There are 159,000 people within a 30-minute drive of the center. Williston is the site of an IBM regional facility that employs more than 7,000 people, and the market’s median household income exceeds $52,000.

Retail tenants committed to the 71-acre center include Best Buy, Blockbuster Video, The Body Shop, Champlain Chocolates, Chili’s Bar and Grill, Dick’s Sporting Goods, Learning Express, Linens ’n Things, Merrill’s Cinema, Shaw’s Supermarket, Sprint, Staples and Starbucks. The U.S. Immigration and Naturalization Service has taken an office in one of the buildings at the edge of the project.

“We know the project’s success ultimately hinges upon the town green and the smaller shops around it,” Berini said. “We’re working at getting local tenancies involved, because that’s where the activity has to come for this thing to work. The local people have to embrace it.”

Maple Tree Place will also serve as a gathering place for community events, he added.

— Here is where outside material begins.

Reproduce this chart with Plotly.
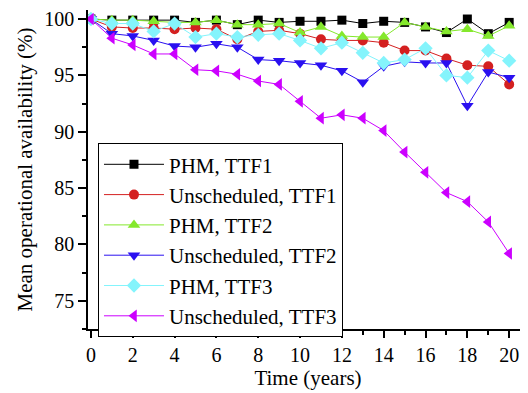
import plotly.graph_objects as go

years = list(range(21))

phm_ttf1 = [100, 99.9, 99.9, 99.9, 99.9, 99.7, 99.9, 99.5, 99.9, 99.7, 99.8,
            99.8, 99.9, 99.6, 99.8, 99.7, 99.3, 98.8, 100.0, 98.7, 99.7]
uns_ttf1 = [100, 99.3, 99.2, 99.2, 99.1, 99.2, 99.1, 98.2, 98.9, 99.0, 98.7,
            98.2, 98.1, 98.1, 97.9, 97.2, 97.2, 96.5, 95.9, 95.8, 94.2]
phm_ttf2 = [100, 99.9, 99.9, 99.8, 99.7, 99.7, 99.9, 99.5, 99.5, 99.6, 98.8,
            99.3, 98.5, 98.4, 98.4, 99.7, 99.3, 98.9, 99.1, 98.5, 99.4]
uns_ttf2 = [100, 98.7, 98.5, 98.1, 97.6, 97.5, 97.8, 97.5, 96.4, 96.3, 96.1,
            95.9, 95.4, 94.4, 95.8, 96.2, 96.1, 96.1, 92.3, 95.3, 94.8]
phm_ttf3 = [100, 99.6, 99.6, 98.9, 99.6, 98.4, 98.7, 98.4, 98.6, 98.7, 98.1,
            97.4, 97.9, 97.0, 96.1, 96.4, 97.4, 95.0, 94.8, 97.2, 96.3]
uns_ttf3 = [100, 98.3, 97.7, 96.9, 96.9, 95.5, 95.4, 95.1, 94.5, 94.2, 92.7,
            91.2, 91.5, 91.2, 90.1, 88.2, 86.4, 84.6, 83.8, 82.0, 79.2]

series_names = ["PHM, TTF1", "Unscheduled, TTF1", "PHM, TTF2",
                "Unscheduled, TTF2", "PHM, TTF3", "Unscheduled, TTF3"]
series_values = [phm_ttf1, uns_ttf1, phm_ttf2, uns_ttf2, phm_ttf3, uns_ttf3]

x_tick_vals = list(range(0, 21, 2))
y_tick_vals = [75, 80, 85, 90, 95, 100]

styles = [
    dict(color="#000000", symbol="square", size=9),
    dict(color="#d42020", symbol="circle", size=10),
    dict(color="#84e82c", symbol="triangle-up", size=11),
    dict(color="#2a10f0", symbol="triangle-down", size=11),
    dict(color="#84f4fc", symbol="diamond", size=11),
    dict(color="#cc00ff", symbol="triangle-left", size=11),
]

fig = go.Figure()
for name, vals, st in zip(series_names, series_values, styles):
    fig.add_trace(go.Scatter(
        x=years, y=vals, name=name, mode="lines+markers",
        line=dict(color=st["color"], width=1),
        marker=dict(color=st["color"], symbol=st["symbol"], size=st["size"],
                    line=dict(width=0)),
    ))

font_family = "Liberation Serif"

fig.update_layout(
    width=520, height=385,
    margin=dict(l=80, r=0, t=0, b=64),
    paper_bgcolor="white", plot_bgcolor="white",
    font=dict(family=font_family, color="black", size=20),
    showlegend=True,
    legend=dict(
        x=0.0227, y=0.5826, xanchor="left", yanchor="top",
        bordercolor="black", borderwidth=1, bgcolor="white",
        font=dict(family=font_family, size=21, color="black"),
        itemwidth=60, tracegroupgap=0,
    ),
    xaxis=dict(
        range=[-0.14, 20.9], tickvals=x_tick_vals,
        ticks="outside", ticklen=7, tickwidth=1.5, tickcolor="black",
        showline=True, linecolor="black", linewidth=1.5,
        showgrid=False, zeroline=False,
        tickfont=dict(family=font_family, size=20),
        minor=dict(dtick=1, tick0=0, ticks="outside", ticklen=4,
                   tickcolor="black", tickwidth=1.5, showgrid=False),
        title=dict(text="Time (years)", font=dict(family=font_family, size=21),
                   standoff=5),
    ),
    yaxis=dict(
        range=[72.5, 100.8], tickvals=y_tick_vals,
        ticks="outside", ticklen=8, tickwidth=1.5, tickcolor="black",
        showline=True, linecolor="black", linewidth=1.5,
        showgrid=False, zeroline=False, ticklabeloverflow="allow",
        tickfont=dict(family=font_family, size=20),
        minor=dict(dtick=2.5, tick0=0, ticks="outside", ticklen=4,
                   tickcolor="black", tickwidth=1.5, showgrid=False),
        title=dict(text="Mean operational availability (%)",
                   font=dict(family=font_family, size=21), standoff=6),
    ),
)

fig.write_html("out.html")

But not everyone is convinced yet.

“The developer keeps saying in the papers, you have to give it a chance until the thing is fully built,” said Fred Lager, one of the primary activists of Citizens for Responsible Growth. “The initial parts of it are effectively big-box stores. The Best Buy in particular is huge. ... It doesn’t look that encouraging. I’m sure when it’s completed it will look better than it does today. I still don’t think it’s particularly great.”

But many are happy, Berini said.

“When we came to the project, there was a history of anger,” he said. “But then there was also the inevitability that something was going to happen, so let’s try and do it right. Obviously, you can never please all the people. But we’re proud of what we did and what we are doing.”